Workers in the H-1B program should have increased job mobility and the right to self-petition for legal permanent resident status, rather than having to rely upon an employer to petition for them. At present, not only are H-1B workers tied to a single employer who can essentially fire them at will by terminating their visa, but even after six years of employment, the power to decide whether that worker can stay in the country and obtain a green card rests in the hands of the employer. Low rates of retention of H-1B workers for permanence make clear that this program is being misused to replace stable, middle class jobs with a contingent, disposable workforce that employers can underpay and then replace at will.
For these reasons the AFL-CIO continues to insist on reforms to the H-1B program before it is expanded, and we have many good models out there. The H-1B and L-1 Visa Reform Act put forward by Sens. Durbin and Grassley in the 111th Congress would increase recruitment of, and investment in, U.S. workers; improve wage standards; and strengthen the Department of Labor's audit authority and ability to prevent and penalize obvious fraud and misrepresentation. In addition, the worker protections included in S. 744 would have protected workers from exploitation by foreign labor recruiters, and afforded H-1B workers the right to self-petition for permanence.
Yet instead of enacting commonsense reforms such as these, Sen. Hatch's I-Squared bill would more than triple the number of H-1B visas, at a time the U.S. Census indicates that only one in four STEM degree holders in the U.S. is able to find work in the field. Perhaps acknowledging the lack of empirical evidence of shortage, the "market-based escalator" in the I-Squared bill would peg visa caps to employer demand, rather than actual labor market needs – essentially saying to employers that the more H-1B workers they apply for, the more they can get.
Yet it bears noting that many of the very employers in which the bill would vest such power have a documented record of collusion to suppress wages, as the recent $300 million legal settlement makes clear. Indeed, high tech employers are actively lobbying for increased access to H-1B workers even as we see significant layoffs in the industry, signaling that it is yet another strategy to prevent the normal escalation of wages for highly skilled employees working in a highly profitable industry. This is particularly problematic since tech jobs have historically been an important channel for social mobility for communities of color.
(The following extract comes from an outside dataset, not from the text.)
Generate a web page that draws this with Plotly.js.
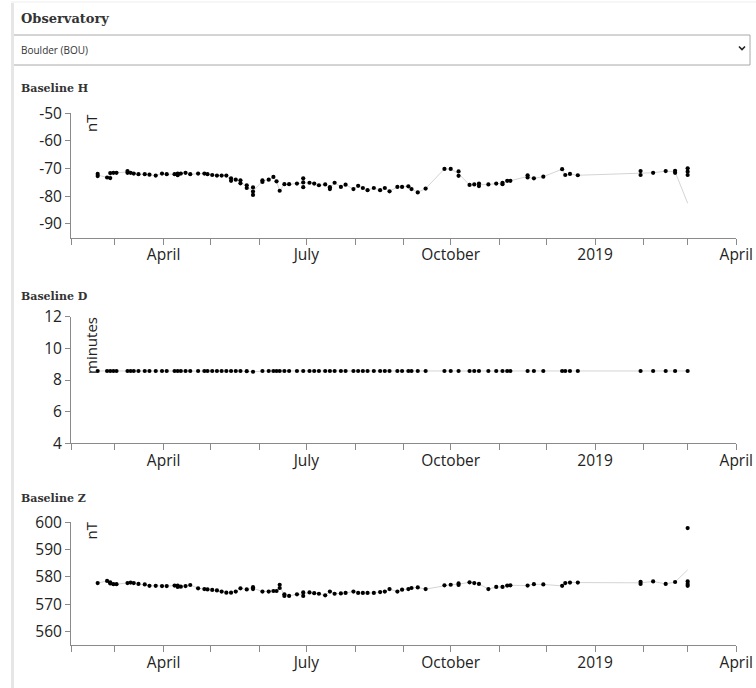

As Congress resumes the debate on immigration reform, we hope the Senate will maintain its focus on fixing our broken system, rather than advancing low road employment models that have contributed to the erosion of the middle class. We look forward to working with you to advance comprehensive immigration reform that protects workers and provides a broad and inclusive pathway to citizenship, and we urge you to oppose the Immigration Innovation Act.